Nucaps in AWIPS: Rethinking Information Compression and Distribution for Fast Decision Making

NUCAPS–the NOAA Unique Combined Atmospheric Processing System for MetOp, Suomi NPP, and JPSS–was released in AWIPS-II in 2014. This marked the first time that forecasters had operational access to satellite sounding products, which are remote measurements of the 3-dimensional (3-D) atmospheric structure defined by temperature and moisture profiles. Previously forecasters were limited to interrogating single radiosondes, which are in situ measurements of vertical structure. Satellite soundings differ from radiosondes in the degree of vertical variability they measure. Satellite soundings are retrieved from top-of-atmosphere infrared and microwave radiances and measure the atmospheric state in broad layers ranging from 1-4 km depending on atmospheric pressure. Their profiles are, therefore, smoother that what is seen in radiosondes. This said, satellite soundings offer an advantage over radiosondes in their temporal and spatial frequency. Per satellite platform, NUCAPS soundings are available twice a day, every day for as long as the satellite is operational. All platforms combined, there are at present an excess of 6 NUCAPS soundings per area, per day. NUCAPS from Suomi NPP and JPSS (in future) measure the early afternoon (~1:30 pm local time) pre-convective environment, which is particularly valuable to forecasters.

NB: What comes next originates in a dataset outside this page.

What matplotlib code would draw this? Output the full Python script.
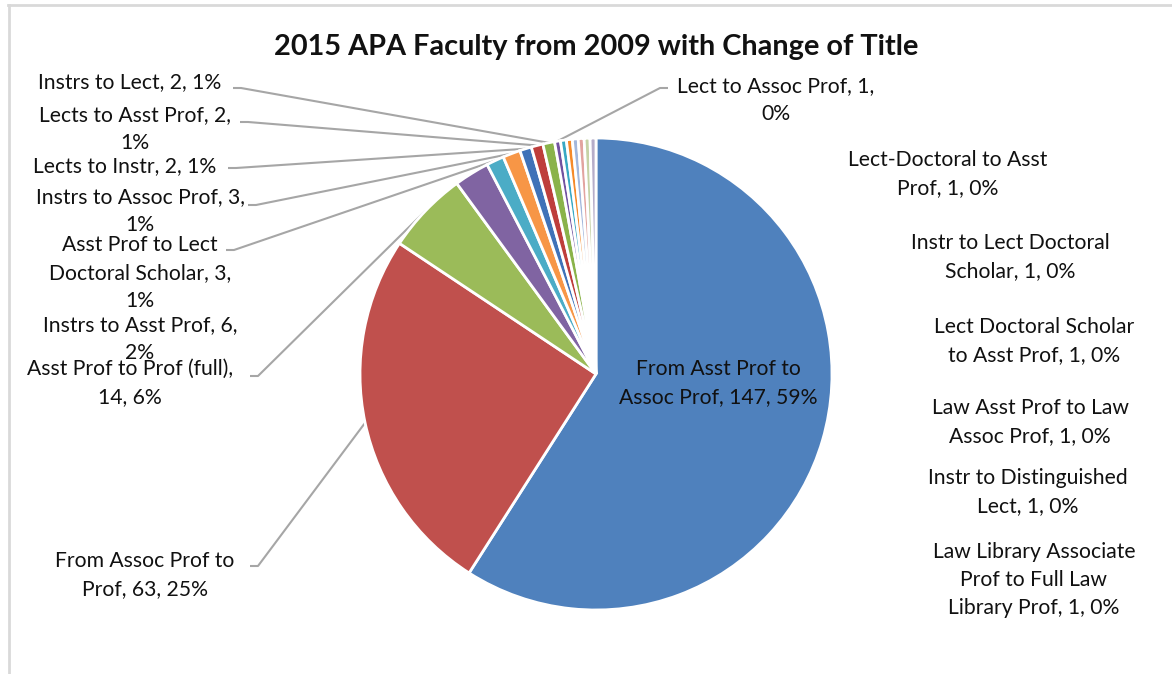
import textwrap
import numpy as np
import matplotlib
matplotlib.use("Agg")
import matplotlib.pyplot as plt

W, H = 1172, 674
CX, CY, R = 596, 374, 236  # pie centre / radius in pixels (y down)

TITLE = "2015 APA Faculty from 2009 with Change of Title"

categories = [
    "From Asst Prof to Assoc Prof",
    "From Assoc Prof to Prof",
    "Asst Prof to Prof (full)",
    "Instrs to Asst Prof",
    "Asst Prof to Lect Doctoral Scholar",
    "Instrs to Assoc Prof",
    "Lects to Instr",
    "Lects to Asst Prof",
    "Instrs to Lect",
    "Lect to Assoc Prof",
    "Lect-Doctoral to Asst Prof",
    "Instr to Lect Doctoral Scholar",
    "Lect Doctoral Scholar to Asst Prof",
    "Law Asst Prof to Law Assoc Prof",
    "Instr to Distinguished Lect",
    "Law Library Associate Prof to Full Law Library Prof",
]
counts = [147, 63, 14, 6, 3, 3, 2, 2, 2, 1, 1, 1, 1, 1, 1, 1]

colors = [
    "#4F81BD", "#C0504D", "#9BBB59", "#8064A2", "#4BACC6", "#F79646",
    "#3F72B8", "#BE3E3B", "#8AB34A", "#7152A0", "#38A8C4", "#F58A2A",
    "#A3B7DC", "#E2A39F", "#C6D2A6", "#B6ADC9",
]

# label layout: wrap width (chars), block centre in pixels, leader start (None = no leader)
wrap_widths = [20, 20, 25, 23, 20, 24, 30, 22, 30, 22, 21, 22, 21, 20, 22, 21]
label_xy = [
    (718, 383), (145, 575), (130, 383), (140, 339), (140, 273), (140, 211),
    (125, 166), (135, 129), (130, 82), (776, 100), (948, 174), (1010, 257),
    (1034, 341), (1030, 422), (1028, 492), (1034, 580),
]
leader_from = [
    None, (250, 566), (250, 376), None, (226, 250), (248, 205),
    (228, 168), (240, 122), (233, 88), (668, 88), None, None,
    None, None, None, None,
]

FONT = ["Lato", "DejaVu Sans"]

fig = plt.figure(figsize=(W / 100, H / 100), dpi=100)
ax = fig.add_axes([0, 0, 1, 1])
ax.set_xlim(0, W)
ax.set_ylim(0, H)
ax.set_aspect("equal")
ax.axis("off")


def py(y):
    return H - y


wedges, _ = ax.pie(
    counts, colors=colors, startangle=90, counterclock=False,
    center=(CX, py(CY)), radius=R, frame=False,
    wedgeprops=dict(edgecolor="white", linewidth=2),
)
ax.set_xlim(0, W)
ax.set_ylim(0, H)

total = sum(counts)
cum = np.cumsum([0] + counts)
for i, (name, n) in enumerate(zip(categories, counts)):
    pct = int(round(100 * n / total))
    txt = textwrap.fill(f"{name}, {n}, {pct}%", width=wrap_widths[i], break_on_hyphens=False)
    lx, ly = label_xy[i]
    ax.text(lx, py(ly), txt, ha="center", va="center", fontsize=15.2,
            family=FONT, color="#111111", linespacing=1.5)
    if leader_from[i] is not None:
        mid = (cum[i] + cum[i + 1]) / 2 / total * 2 * np.pi
        ex, ey = CX + R * np.sin(mid), CY - R * np.cos(mid)
        sx, sy = leader_from[i]
        step = 8 if ex > sx else -8
        ax.plot([sx, sx + step, ex], [py(sy), py(sy), py(ey)],
                color="#A6A6A6", lw=1.5, solid_capstyle="butt", zorder=0)

ax.text(596, py(47), TITLE, ha="center", va="center", fontsize=20.8,
        fontweight="bold", family=FONT, color="#111111")

# chart frame edges
ax.plot([8, W], [py(5), py(5)], color="#D9D9D9", lw=2)
ax.plot([9, 9], [py(5), 0], color="#D9D9D9", lw=2)

fig.savefig("out.png", dpi=100)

After three years of evaluation at the hazardous weather testbed (HWT) the wide swaths of NUCAPS profiles in AWIPS are valued for being (i) model independent–NUCAPS has a regression first guess, (ii) promoting situational awareness and, (iii) enhancing mesoscale analysis. With both spatial and vertical information available, visualizing a single NUCAPS 100-layer sounding is not always the most useful option. Recent efforts demonstrated the information gained from visualizing gridded 2-D plan views of NUCAPS soundings on different pressure layers, e.g., maps of mid-level moisture that display complex processes as gradients over large areas. Interrogating individual profiles or pressure layers in AWIPS, however, is not always feasible because it can be time consuming to find the right information for a specific scenario–there are hundreds of profiles per satellite swath, and 100 layers per profile. As it stands, forecasters rarely have time for exploration in a real-time operational environment. This team aims to design and test different information metrics (as means of data compression) that can be delivered through direct broadcast pathways (most notably the Community Satellite Processing Package; CSPP) with the goal to significantly improve information access and efficiency. We envisage these compressed, low latency NUCAPS products to be part of a “dashboard” display that alert forecaster to areas of interest, such as rapid change, steep gradients or disagreement between observations and models. Forecasters can then save their deep-dive evaluation of the 3-D atmosphere for target areas that are most relevant to their problem-solving scenario at hand. This work is in direct response to forecaster feedback at the HWT as they expressed a need for improved, low latency decision-making tools of the observed atmospheric state.